Words do not flow as they once did when I was an active newspaperman. I must ponder the right word. I find solace in E. B. White’s lament:
“The aging mind has a bagful of nasty tricks; one is to tuck names and words away in crannies where they are not immediately available.”
We entered a high-rise retirement home. We liked it and I, now alone, still do. Not everyone does.
There are 348 of us — doctors, lawyers, educators, engineers, journalists, military veterans, and former government employees. Some residents are still active. A lawyer in his 90s, who specializes in drafting wills, probating estates, and consulting on domestic relations, still goes to his office daily.
A retired Army general buys and sells stamps. Wallace J. Campbell, one of the founders of CARE, an organization involved in relief, food programs, and development in 44 countries, goes daily to CARE’s Washington office. Once, president of the organization, he is now president-emeritus.
Frank Sinatra lives here. Not “Mr. Blue Eyes from Hoboken,” but “Mr. Brown Eyes from Philadelphia.” Our Mr. Sinatra was a percussionist for 30 years with the National Symphony in Washington. A picture of the two Franks with Dinah Shore taken years ago in Philadelphia is in his apartment.
We have a lady who likes to be called “Countess.” She conducts herself sedately, never goes out without a hat or gloves, and enjoys having tea Sunday afternoons in a downtown hotel. One day we got the real story. At tea, a young waitress heard her addressed by friends as “Countess.”

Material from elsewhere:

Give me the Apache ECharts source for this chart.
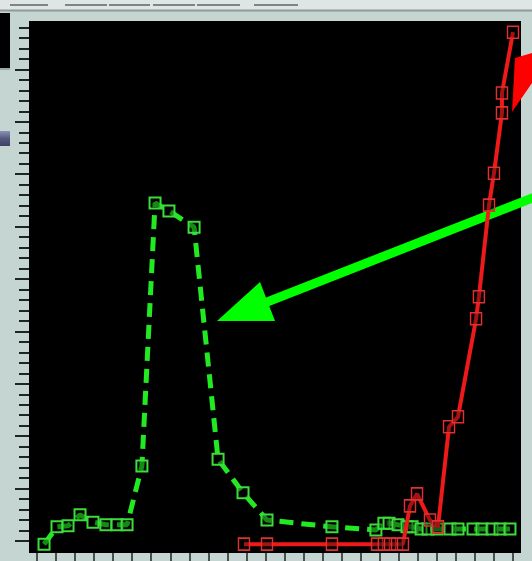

“Are you a real countess?” she asked.
The reply: “I was married to a real no-account. I think that makes me a real countess.”
Most elderly people love to eat. They are at the dining room door in numbers before the 8 a.m. opening for the buffet breakfast.
At dinner one night, a lady talked about her 18-year-old cat that suffers from arthritis and deafness, among other problems, but “loves to eat.”
“Just like the people here,” her dinner companion commented.
Many women say they came here because they are tired of cooking. “Anything I don’t have to do–buy it, cook it and serve it–is fine with me,” one said.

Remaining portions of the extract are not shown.